== GIVEN EXERCISE ==
Keep the pictures out of the copy and print all the entries below exactly.

== MATERIAL SUPPLIED ==
++++++++++

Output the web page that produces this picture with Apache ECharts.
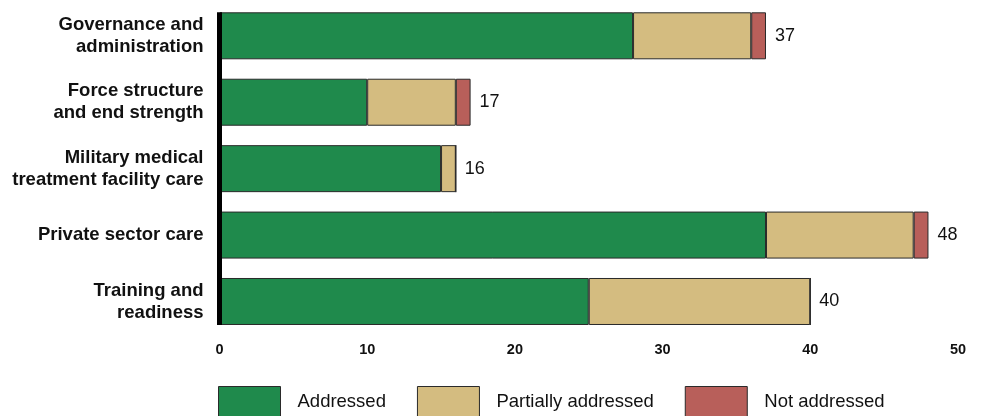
<!DOCTYPE html>
<html><head><meta charset="utf-8">
<script src="https://cdn.jsdelivr.net/npm/echarts@6/dist/echarts.min.js"></script>
<style>html,body{margin:0;padding:0;background:#fff}#c{width:982px;height:416px}</style>
</head><body><div id="c"></div>
<script>
const categories = ["Governance and\nadministration","Force structure\nand end strength","Military medical\ntreatment facility care","Private sector care","Training and\nreadiness"];
const addressed = [28, 10, 15, 37, 25];
const partially = [8, 6, 1, 10, 15];
const notAddressed = [1, 1, 0, 1, 0];
const xTicks = [0, 10, 20, 30, 40, 50];
const totals = categories.map((_, i) => addressed[i] + partially[i] + notAddressed[i]);

const chart = echarts.init(document.getElementById('c'));
const border = {borderColor:'#2a2a2a', borderWidth:1};
chart.setOption({
  animation:false,
  textStyle:{fontFamily:'Liberation Sans, Arial, sans-serif'},
  grid:[
    {left:219.5, right:24, top:2.6, bottom:81.3, containLabel:false},
    {left:219.5, right:24, top:12.3, bottom:91, containLabel:false}
  ],
  legend:{
    left:218, top:386, padding:0, itemWidth:62, itemHeight:30, itemGap:31,
    icon:'rect',
    data:['Addressed','Partially addressed','Not addressed'],
    itemStyle:{borderColor:'#2a2a2a', borderWidth:1},
    textStyle:{fontSize:18.5, color:'#111', padding:[0,0,0,12]},
    selectedMode:false
  },
  xAxis:[{
    type:'value', min:0, max:50, interval:10, gridIndex:0,
    axisLine:{show:false}, axisTick:{show:false}, splitLine:{show:false},
    axisLabel:{fontSize:14.5, fontWeight:'bold', color:'#111', margin:8,
      formatter: v => xTicks.includes(v) ? String(v) : ''}
  },{
    type:'value', min:0, max:50, gridIndex:1, show:false
  }],
  yAxis:[{
    type:'category', inverse:true, data:categories, gridIndex:0,
    axisLine:{show:false},
    axisTick:{show:false},
    axisLabel:{fontSize:18.5, fontWeight:'bold', color:'#111', margin:16, lineHeight:22, align:'right'}
  },{
    type:'category', gridIndex:1, data:categories, z:10,
    axisLine:{show:true, lineStyle:{color:'#000', width:5, cap:'butt'}},
    axisTick:{show:false}, axisLabel:{show:false}
  }],
  series:[
    {name:'Addressed', type:'bar', stack:'s', barWidth:47, data:addressed,
      itemStyle:Object.assign({color:'#1f8a4c'}, border)},
    {name:'Partially addressed', type:'bar', stack:'s', data:partially,
      itemStyle:Object.assign({color:'#d4bc80'}, border)},
    {name:'Not addressed', type:'bar', stack:'s', data:notAddressed,
      itemStyle:Object.assign({color:'#b85f5a'}, border)},
    {name:'Total', type:'bar', stack:'s', data:totals.map(()=>0),
      itemStyle:{color:'transparent', borderWidth:0},
      label:{show:true, position:'right', distance:9, fontSize:18, color:'#111',
        formatter: p => String(totals[p.dataIndex])}}
  ]
});
</script></body></html>
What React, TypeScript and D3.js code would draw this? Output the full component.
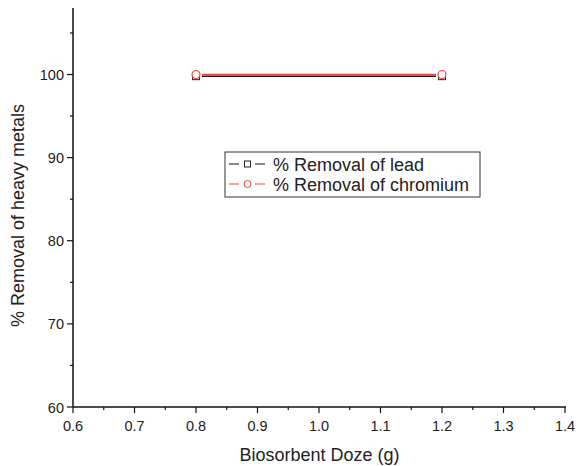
import React from 'react';
import * as d3 from 'd3';

const doses = [0.8, 1.2];
const leadRemoval = [99.8, 99.8];
const chromiumRemoval = [100, 100];
const xTicks = [0.6, 0.7, 0.8, 0.9, 1.0, 1.1, 1.2, 1.3, 1.4];
const yTicks = [60, 70, 80, 90, 100];
const xMinor = [0.65, 0.75, 0.85, 0.95, 1.05, 1.15, 1.25, 1.35];
const yMinor = [65, 75, 85, 95, 105];

const W = 581;
const H = 466;
const margin = { top: 8, right: 15, bottom: 59, left: 73 };
const font = 'Liberation Sans, Arial, sans-serif';

export default function App() {
  const x = d3.scaleLinear().domain([0.6, 1.4]).range([margin.left, W - margin.right - 1]);
  const y = d3.scaleLinear().domain([60, 108]).range([H - margin.bottom, margin.top]);
  const x0 = margin.left;
  const y0 = H - margin.bottom;

  const lead = doses.map((d, i) => ({ x: x(d), y: y(leadRemoval[i]) }));
  const chrom = doses.map((d, i) => ({ x: x(d), y: y(chromiumRemoval[i]) }));
  const gap = 6;

  return (
    <svg width={W} height={H} style={{ position: 'absolute', left: 0, top: 0, background: '#fff' }}>
      {/* series lines, with gaps round the markers */}
      <line x1={lead[0].x + gap} x2={lead[1].x - gap} y1={lead[0].y} y2={lead[1].y} stroke="#111" strokeWidth={1.5} />
      <line x1={chrom[0].x + gap} x2={chrom[1].x - gap} y1={chrom[0].y} y2={chrom[1].y} stroke="#e8463f" strokeWidth={1.5} />
      {lead.map((p, i) => (
        <rect key={'s' + i} x={p.x - 3.5} y={p.y - 3.5} width={7} height={7} fill="none" stroke="#222" strokeWidth={1} />
      ))}
      {chrom.map((p, i) => (
        <circle key={'c' + i} cx={p.x} cy={p.y} r={4} fill="#fff" stroke="#e8463f" strokeWidth={1.2} />
      ))}

      {/* axes */}
      <line x1={x0} x2={x0} y1={margin.top} y2={y0} stroke="#111" strokeWidth={1.5} />
      <line x1={x0} x2={W - margin.right} y1={y0} y2={y0} stroke="#111" strokeWidth={1.5} />
      {xTicks.map(t => (
        <g key={'xt' + t}>
          <line x1={x(t)} x2={x(t)} y1={y0} y2={y0 + 6} stroke="#111" strokeWidth={1.2} />
          <text x={x(t)} y={y0 + 24} textAnchor="middle" fontFamily={font} fontSize={14.5} fill="#222">{t.toFixed(1)}</text>
        </g>
      ))}
      {xMinor.map(t => (
        <line key={'xm' + t} x1={x(t)} x2={x(t)} y1={y0} y2={y0 + 3} stroke="#111" strokeWidth={1.2} />
      ))}
      {yTicks.map(t => (
        <g key={'yt' + t}>
          <line x1={x0 - 6} x2={x0} y1={y(t)} y2={y(t)} stroke="#111" strokeWidth={1.2} />
          <text x={x0 - 9} y={y(t) + 5.5} textAnchor="end" fontFamily={font} fontSize={14.5} fill="#222">{t}</text>
        </g>
      ))}
      {yMinor.map(t => (
        <line key={'ym' + t} x1={x0 - 3} x2={x0} y1={y(t)} y2={y(t)} stroke="#111" strokeWidth={1.2} />
      ))}

      {/* axis titles */}
      <text x={(x0 + W - margin.right) / 2} y={H - 5} textAnchor="middle" fontFamily={font} fontSize={18} fill="#222">Biosorbent Doze (g)</text>
      <text transform={`translate(24,${(margin.top + y0) / 2 + 8}) rotate(-90)`} textAnchor="middle" fontFamily={font} fontSize={18} fill="#222">% Removal of heavy metals</text>

      {/* legend */}
      <g transform="translate(225,152)">
        <rect x={0} y={0} width={255} height={45} fill="#fff" stroke="#333" strokeWidth={1} />
        <line x1={4} x2={14} y1={12} y2={12} stroke="#111" strokeWidth={1} />
        <rect x={19.5} y={9} width={6} height={6} fill="none" stroke="#222" strokeWidth={1} />
        <line x1={30} x2={40} y1={12} y2={12} stroke="#111" strokeWidth={1} />
        <text x={48} y={18.5} fontFamily={font} fontSize={18} fill="#222">% Removal of lead</text>
        <line x1={4} x2={14} y1={32} y2={32} stroke="#e8463f" strokeWidth={1} />
        <circle cx={22.5} cy={32} r={3.5} fill="#fff" stroke="#e8463f" strokeWidth={1} />
        <line x1={30} x2={40} y1={32} y2={32} stroke="#e8463f" strokeWidth={1} />
        <text x={48} y={38.5} fontFamily={font} fontSize={18} fill="#222">% Removal of chromium</text>
      </g>
    </svg>
  );
}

++++++++++

== CORRECT RESPONSE ==
Output the web page that produces this picture with Apache ECharts.
<!DOCTYPE html>
<html><head><meta charset="utf-8">
<script src="https://cdn.jsdelivr.net/npm/echarts@6/dist/echarts.min.js"></script>
<style>html,body{margin:0;padding:0;background:#fff}#c{width:982px;height:416px}</style>
</head><body><div id="c"></div>
<script>
const categories = ["Governance and\nadministration","Force structure\nand end strength","Military medical\ntreatment facility care","Private sector care","Training and\nreadiness"];
const addressed = [28, 10, 15, 37, 25];
const partially = [8, 6, 1, 10, 15];
const notAddressed = [1, 1, 0, 1, 0];
const xTicks = [0, 10, 20, 30, 40, 50];
const totals = categories.map((_, i) => addressed[i] + partially[i] + notAddressed[i]);

const chart = echarts.init(document.getElementById('c'));
const border = {borderColor:'#2a2a2a', borderWidth:1};
chart.setOption({
  animation:false,
  textStyle:{fontFamily:'Liberation Sans, Arial, sans-serif'},
  grid:[
    {left:219.5, right:24, top:2.6, bottom:81.3, containLabel:false},
    {left:219.5, right:24, top:12.3, bottom:91, containLabel:false}
  ],
  legend:{
    left:218, top:386, padding:0, itemWidth:62, itemHeight:30, itemGap:31,
    icon:'rect',
    data:['Addressed','Partially addressed','Not addressed'],
    itemStyle:{borderColor:'#2a2a2a', borderWidth:1},
    textStyle:{fontSize:18.5, color:'#111', padding:[0,0,0,12]},
    selectedMode:false
  },
  xAxis:[{
    type:'value', min:0, max:50, interval:10, gridIndex:0,
    axisLine:{show:false}, axisTick:{show:false}, splitLine:{show:false},
    axisLabel:{fontSize:14.5, fontWeight:'bold', color:'#111', margin:8,
      formatter: v => xTicks.includes(v) ? String(v) : ''}
  },{
    type:'value', min:0, max:50, gridIndex:1, show:false
  }],
  yAxis:[{
    type:'category', inverse:true, data:categories, gridIndex:0,
    axisLine:{show:false},
    axisTick:{show:false},
    axisLabel:{fontSize:18.5, fontWeight:'bold', color:'#111', margin:16, lineHeight:22, align:'right'}
  },{
    type:'category', gridIndex:1, data:categories, z:10,
    axisLine:{show:true, lineStyle:{color:'#000', width:5, cap:'butt'}},
    axisTick:{show:false}, axisLabel:{show:false}
  }],
  series:[
    {name:'Addressed', type:'bar', stack:'s', barWidth:47, data:addressed,
      itemStyle:Object.assign({color:'#1f8a4c'}, border)},
    {name:'Partially addressed', type:'bar', stack:'s', data:partially,
      itemStyle:Object.assign({color:'#d4bc80'}, border)},
    {name:'Not addressed', type:'bar', stack:'s', data:notAddressed,
      itemStyle:Object.assign({color:'#b85f5a'}, border)},
    {name:'Total', type:'bar', stack:'s', data:totals.map(()=>0),
      itemStyle:{color:'transparent', borderWidth:0},
      label:{show:true, position:'right', distance:9, fontSize:18, color:'#111',
        formatter: p => String(totals[p.dataIndex])}}
  ]
});
</script></body></html>
What React, TypeScript and D3.js code would draw this? Output the full component.
import React from 'react';
import * as d3 from 'd3';

const doses = [0.8, 1.2];
const leadRemoval = [99.8, 99.8];
const chromiumRemoval = [100, 100];
const xTicks = [0.6, 0.7, 0.8, 0.9, 1.0, 1.1, 1.2, 1.3, 1.4];
const yTicks = [60, 70, 80, 90, 100];
const xMinor = [0.65, 0.75, 0.85, 0.95, 1.05, 1.15, 1.25, 1.35];
const yMinor = [65, 75, 85, 95, 105];

const W = 581;
const H = 466;
const margin = { top: 8, right: 15, bottom: 59, left: 73 };
const font = 'Liberation Sans, Arial, sans-serif';

export default function App() {
  const x = d3.scaleLinear().domain([0.6, 1.4]).range([margin.left, W - margin.right - 1]);
  const y = d3.scaleLinear().domain([60, 108]).range([H - margin.bottom, margin.top]);
  const x0 = margin.left;
  const y0 = H - margin.bottom;

  const lead = doses.map((d, i) => ({ x: x(d), y: y(leadRemoval[i]) }));
  const chrom = doses.map((d, i) => ({ x: x(d), y: y(chromiumRemoval[i]) }));
  const gap = 6;

  return (
    <svg width={W} height={H} style={{ position: 'absolute', left: 0, top: 0, background: '#fff' }}>
      {/* series lines, with gaps round the markers */}
      <line x1={lead[0].x + gap} x2={lead[1].x - gap} y1={lead[0].y} y2={lead[1].y} stroke="#111" strokeWidth={1.5} />
      <line x1={chrom[0].x + gap} x2={chrom[1].x - gap} y1={chrom[0].y} y2={chrom[1].y} stroke="#e8463f" strokeWidth={1.5} />
      {lead.map((p, i) => (
        <rect key={'s' + i} x={p.x - 3.5} y={p.y - 3.5} width={7} height={7} fill="none" stroke="#222" strokeWidth={1} />
      ))}
      {chrom.map((p, i) => (
        <circle key={'c' + i} cx={p.x} cy={p.y} r={4} fill="#fff" stroke="#e8463f" strokeWidth={1.2} />
      ))}

      {/* axes */}
      <line x1={x0} x2={x0} y1={margin.top} y2={y0} stroke="#111" strokeWidth={1.5} />
      <line x1={x0} x2={W - margin.right} y1={y0} y2={y0} stroke="#111" strokeWidth={1.5} />
      {xTicks.map(t => (
        <g key={'xt' + t}>
          <line x1={x(t)} x2={x(t)} y1={y0} y2={y0 + 6} stroke="#111" strokeWidth={1.2} />
          <text x={x(t)} y={y0 + 24} textAnchor="middle" fontFamily={font} fontSize={14.5} fill="#222">{t.toFixed(1)}</text>
        </g>
      ))}
      {xMinor.map(t => (
        <line key={'xm' + t} x1={x(t)} x2={x(t)} y1={y0} y2={y0 + 3} stroke="#111" strokeWidth={1.2} />
      ))}
      {yTicks.map(t => (
        <g key={'yt' + t}>
          <line x1={x0 - 6} x2={x0} y1={y(t)} y2={y(t)} stroke="#111" strokeWidth={1.2} />
          <text x={x0 - 9} y={y(t) + 5.5} textAnchor="end" fontFamily={font} fontSize={14.5} fill="#222">{t}</text>
        </g>
      ))}
      {yMinor.map(t => (
        <line key={'ym' + t} x1={x0 - 3} x2={x0} y1={y(t)} y2={y(t)} stroke="#111" strokeWidth={1.2} />
      ))}

      {/* axis titles */}
      <text x={(x0 + W - margin.right) / 2} y={H - 5} textAnchor="middle" fontFamily={font} fontSize={18} fill="#222">Biosorbent Doze (g)</text>
      <text transform={`translate(24,${(margin.top + y0) / 2 + 8}) rotate(-90)`} textAnchor="middle" fontFamily={font} fontSize={18} fill="#222">% Removal of heavy metals</text>

      {/* legend */}
      <g transform="translate(225,152)">
        <rect x={0} y={0} width={255} height={45} fill="#fff" stroke="#333" strokeWidth={1} />
        <line x1={4} x2={14} y1={12} y2={12} stroke="#111" strokeWidth={1} />
        <rect x={19.5} y={9} width={6} height={6} fill="none" stroke="#222" strokeWidth={1} />
        <line x1={30} x2={40} y1={12} y2={12} stroke="#111" strokeWidth={1} />
        <text x={48} y={18.5} fontFamily={font} fontSize={18} fill="#222">% Removal of lead</text>
        <line x1={4} x2={14} y1={32} y2={32} stroke="#e8463f" strokeWidth={1} />
        <circle cx={22.5} cy={32} r={3.5} fill="#fff" stroke="#e8463f" strokeWidth={1} />
        <line x1={30} x2={40} y1={32} y2={32} stroke="#e8463f" strokeWidth={1} />
        <text x={48} y={38.5} fontFamily={font} fontSize={18} fill="#222">% Removal of chromium</text>
      </g>
    </svg>
  );
}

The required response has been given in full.